Did anyone here play the Unreal Tournament series? In those games you had an option to have the AI difficulty change according to your performance. This is also a much bigger thing in online gaming for the past five years or so, where every online service has ELO match-making. Even Starcraft II has now introduced a system whereby the AI difficulty will change depending on your victories and losses. I'd love to see something like that in Planetary Annihilation, but even more granular. Looking at SUPCOM 2 there were a number of sliders to control AI bonuses and what I'd like to see is that depending on whether I'm beating or losing to the AI it starts enabling or disabling behaviours (such as transport drops), and once all behaviours are enabled it starts enabling and increasing its various resource bonuses, etc.

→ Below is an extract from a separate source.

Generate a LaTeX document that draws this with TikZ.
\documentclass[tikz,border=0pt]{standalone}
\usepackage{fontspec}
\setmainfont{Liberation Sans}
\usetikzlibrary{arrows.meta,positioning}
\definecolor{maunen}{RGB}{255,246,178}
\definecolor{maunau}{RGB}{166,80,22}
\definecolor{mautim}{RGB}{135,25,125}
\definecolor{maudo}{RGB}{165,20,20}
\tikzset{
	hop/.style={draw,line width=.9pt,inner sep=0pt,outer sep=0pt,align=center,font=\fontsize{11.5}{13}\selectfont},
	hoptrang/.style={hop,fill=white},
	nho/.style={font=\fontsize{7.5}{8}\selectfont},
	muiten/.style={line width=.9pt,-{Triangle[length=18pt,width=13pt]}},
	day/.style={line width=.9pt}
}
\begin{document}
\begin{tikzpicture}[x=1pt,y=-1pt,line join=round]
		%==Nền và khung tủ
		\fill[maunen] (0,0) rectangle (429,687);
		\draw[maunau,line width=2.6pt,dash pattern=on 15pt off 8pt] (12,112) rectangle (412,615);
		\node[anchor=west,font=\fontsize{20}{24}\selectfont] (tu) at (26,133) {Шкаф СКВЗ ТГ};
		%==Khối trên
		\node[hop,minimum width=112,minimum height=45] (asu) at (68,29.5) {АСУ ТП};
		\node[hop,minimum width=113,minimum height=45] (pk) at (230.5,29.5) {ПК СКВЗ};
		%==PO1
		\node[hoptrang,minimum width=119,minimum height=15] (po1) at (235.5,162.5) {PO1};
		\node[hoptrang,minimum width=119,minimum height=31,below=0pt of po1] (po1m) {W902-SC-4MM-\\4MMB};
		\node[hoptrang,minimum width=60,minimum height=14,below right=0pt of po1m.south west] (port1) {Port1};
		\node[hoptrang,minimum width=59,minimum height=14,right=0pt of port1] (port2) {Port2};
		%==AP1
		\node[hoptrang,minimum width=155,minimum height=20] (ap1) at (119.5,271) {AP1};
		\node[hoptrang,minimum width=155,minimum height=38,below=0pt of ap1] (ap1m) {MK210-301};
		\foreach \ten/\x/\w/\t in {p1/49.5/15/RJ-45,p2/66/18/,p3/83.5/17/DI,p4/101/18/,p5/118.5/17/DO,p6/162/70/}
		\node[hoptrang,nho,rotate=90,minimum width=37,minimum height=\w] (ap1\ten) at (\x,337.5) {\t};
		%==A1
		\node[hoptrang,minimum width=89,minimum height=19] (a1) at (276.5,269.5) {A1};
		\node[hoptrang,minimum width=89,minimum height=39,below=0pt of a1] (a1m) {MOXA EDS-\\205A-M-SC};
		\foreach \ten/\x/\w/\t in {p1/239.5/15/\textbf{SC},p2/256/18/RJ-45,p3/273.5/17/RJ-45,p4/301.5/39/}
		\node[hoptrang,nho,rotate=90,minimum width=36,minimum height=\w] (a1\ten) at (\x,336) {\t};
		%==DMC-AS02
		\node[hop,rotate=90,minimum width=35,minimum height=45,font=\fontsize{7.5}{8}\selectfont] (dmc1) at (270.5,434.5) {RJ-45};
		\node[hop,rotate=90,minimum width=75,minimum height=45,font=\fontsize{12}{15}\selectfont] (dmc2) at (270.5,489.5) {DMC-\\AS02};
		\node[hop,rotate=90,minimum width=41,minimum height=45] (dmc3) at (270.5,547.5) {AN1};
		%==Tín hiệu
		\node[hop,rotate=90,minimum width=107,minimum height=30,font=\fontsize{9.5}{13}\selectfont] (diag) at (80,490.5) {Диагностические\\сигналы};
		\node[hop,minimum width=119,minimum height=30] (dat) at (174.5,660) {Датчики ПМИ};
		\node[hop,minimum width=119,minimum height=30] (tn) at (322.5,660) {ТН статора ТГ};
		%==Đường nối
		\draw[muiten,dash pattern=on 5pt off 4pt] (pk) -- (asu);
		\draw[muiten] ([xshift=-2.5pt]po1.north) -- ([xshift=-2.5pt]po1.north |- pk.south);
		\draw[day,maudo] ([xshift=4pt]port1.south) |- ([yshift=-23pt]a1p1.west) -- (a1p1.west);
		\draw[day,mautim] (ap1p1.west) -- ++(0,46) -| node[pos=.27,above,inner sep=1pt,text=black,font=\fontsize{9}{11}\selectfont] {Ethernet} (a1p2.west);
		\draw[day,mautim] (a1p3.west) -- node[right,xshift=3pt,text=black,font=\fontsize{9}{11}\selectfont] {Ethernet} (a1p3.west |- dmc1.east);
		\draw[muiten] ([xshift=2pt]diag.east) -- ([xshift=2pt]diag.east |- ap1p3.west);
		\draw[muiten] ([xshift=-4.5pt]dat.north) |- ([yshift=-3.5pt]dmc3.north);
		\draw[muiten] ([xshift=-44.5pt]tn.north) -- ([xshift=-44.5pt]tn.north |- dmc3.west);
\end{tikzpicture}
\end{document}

Sort of offtopic but truskill is undoubtedly the superior algorithm. In particular the "slow" variant from Halo 3's ranked matches seemed to produce particularly excellent and accurate matchups. On topic I'm not comfortable with the idea of an autoadjusting AI if said adjustments includes cheating. I'd like cheating to be a very specific option and not something that can get randomly applied because I did too well last match.

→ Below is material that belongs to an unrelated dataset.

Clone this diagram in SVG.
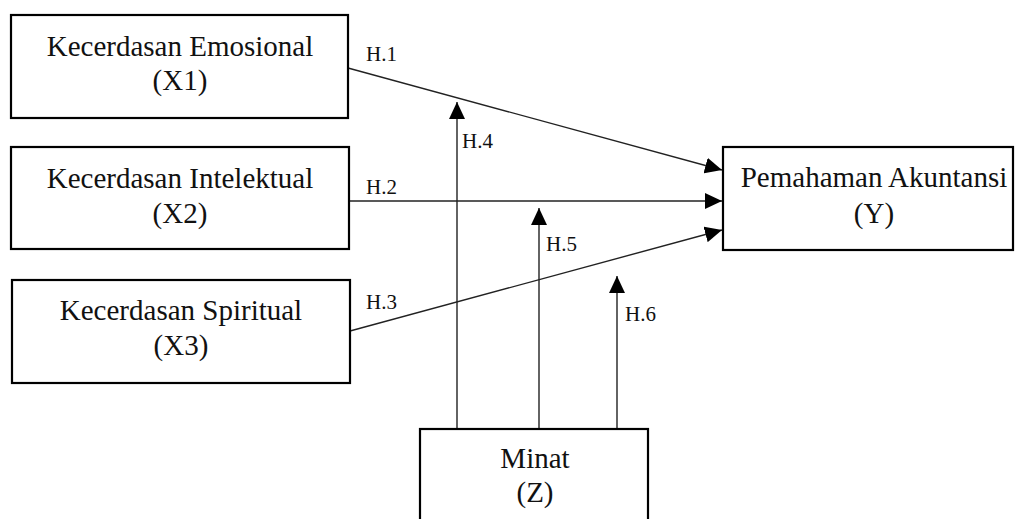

As I understand the "adaptive" AI simply picked a predetermined AI personality based on map, so on a water map an adaptive would pick the naval personality if the map told it to. It didn't actually adapt.
Considering that Sorian did the AI for Supcom2 (which was fantastic and one of the high points of the game), I think he's got a lot up his sleeve for the AI here. He probably has a lot of freedom to work with. I'm excited to see his implementation of AI, and being able to adjust it's efficiency.
It would be nice if that were an option you could enable/disable. It's why I'm so excited that he's in at the ground floor this time
I have a lot, like a LOT, of confidence that Sorian will make something amazing. I mean when he is finished coding the rest of the game all by himself SKill level adaptive AI would work best on a game by game basis, I think, and also a really good way to train noobs IMO
Technically speaking he 'fixed' the AI, from my understanding he didn't create the AI itself, just made it leaps better post launch. Mike
I'm expecting something decent but not magic. I think his philosophy about AI is a bit too loose for magic.
I think Sorian's weakness is that his designs almost require the cheating element to work. Normally in an RTS AI you get an initial decent assault and once you beat that, the game is generally won. When an AI cheats it rarely makes efficient use of those resources, it does the same things it would when not cheating, just a bit faster. Sorian's AI isn't like that, with the extra resources they tend to do lots of smart things which is what makes them so fun to play against, they don't feel as rote as your standard RTS AI. However, they have never fought well at the non-cheating settings and it doesn't look like a lot of time is put into working on the AI's early game. Now it's entirely possible that's due to the level of access he's had up until now. SUPCOM 1 he was modding, SUPCOM 2 he had limited time to do a repair job. I'll be interested to see what he does here. Frankly, he deserves a medal for designing about the only RTS AI which actually plays team games as a team, at least with its AI allies. Hopefully he'll also draw on some of the Starcraft 2 HotS (though credit to Warcraft 3 AMAI which did this first) stuff and get the AI communicating with the player in team games.
I felt the chat messages were the most useless thing about the sorian AI actually. I don't want the AI to pretend it's a human. He's certainly done a much better job than just about any other RTS. But his AI's also are no overminds.
I don't want chat in the trash talk style, but I do want pings and chat in the style of the AI communicating what strategy it's pursuing, where it's attacking, where it needs assistance, etc. In other words, I want the AI to play as much as a team with me as they do with one another. As to Overmind, it was a very specific AI designed specifically to take advantage of a unit the AI could handle in a way a human couldn't to then break the balance, specifically: stacking. If the unit stats were changed the AI would have collapsed, where as with the SUPCOM 2 AI a few re-runs of the neural net would have updated it. It was an interesting experiment, but not a particularly helpful one I think for people making RTS AIs.
If you read the article there's way more to the overmind than just unit movement. But even that part represents a more analytical approach to find the correct solution rather than just letting magical NN's handle it.